ANTH Colloquium - Julie Lesnik (Wayne State University)

Monday, October 21, 2019 - 12:00pm

3260 South Street, Penn Museum Rm 345

Where are all the women and bugs? Rethinking the evolution of the human diet

Early hominins likely utilized insects as part of the dietary shift that helped to support brain size expansion although this food source has rarely been seriously considered in anthropological literature. In order to recreate what this part of the diet looked like, clues can be found in how insects are consumed today by modern foraging societies and by our closest living relatives in the order Primates.

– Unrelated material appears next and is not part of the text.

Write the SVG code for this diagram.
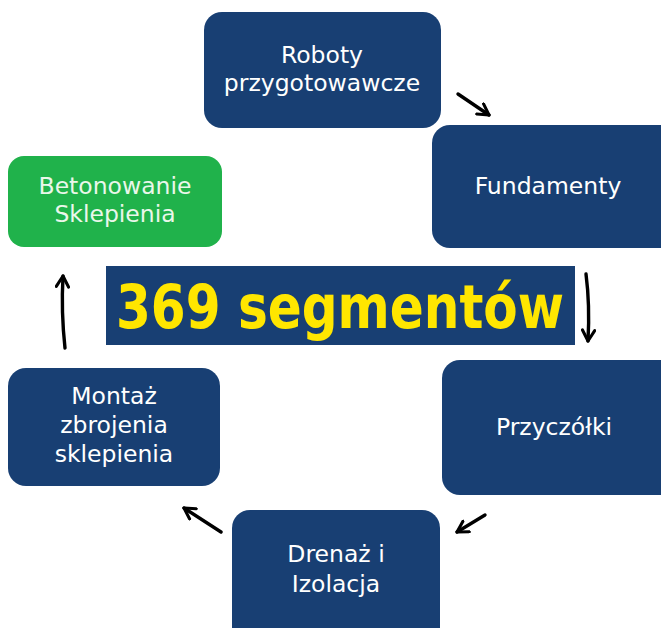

For instance, chimpanzees use tools to forage for social insects such as termites and it is the adult female chimpanzees that perform this task the most. Similarly, women in foraging societies tend to collect and consume insects more than men likely due to the fact that they can keep their children with them and out of harm’s way while working. These parallels run throughout the primate order and suggest that this pattern has an ancient past. Today, insects are consumed mostly in tropical regions. And although environment explains the historical lack of insect consumption at the northern latitudes of Europe, it is not sufficient for explaining aversions. With a look at the European colonial history in tropical latitudes, whereby explorers portrayed indigenous people consuming insects as beast-like, it becomes clear that our opinions today are rooted in the propaganda used to justify the enslavement of colonized peoples. Therefore, in order to understand the value and potential of insects as food both a feminist and a decolonized perspective are necessary.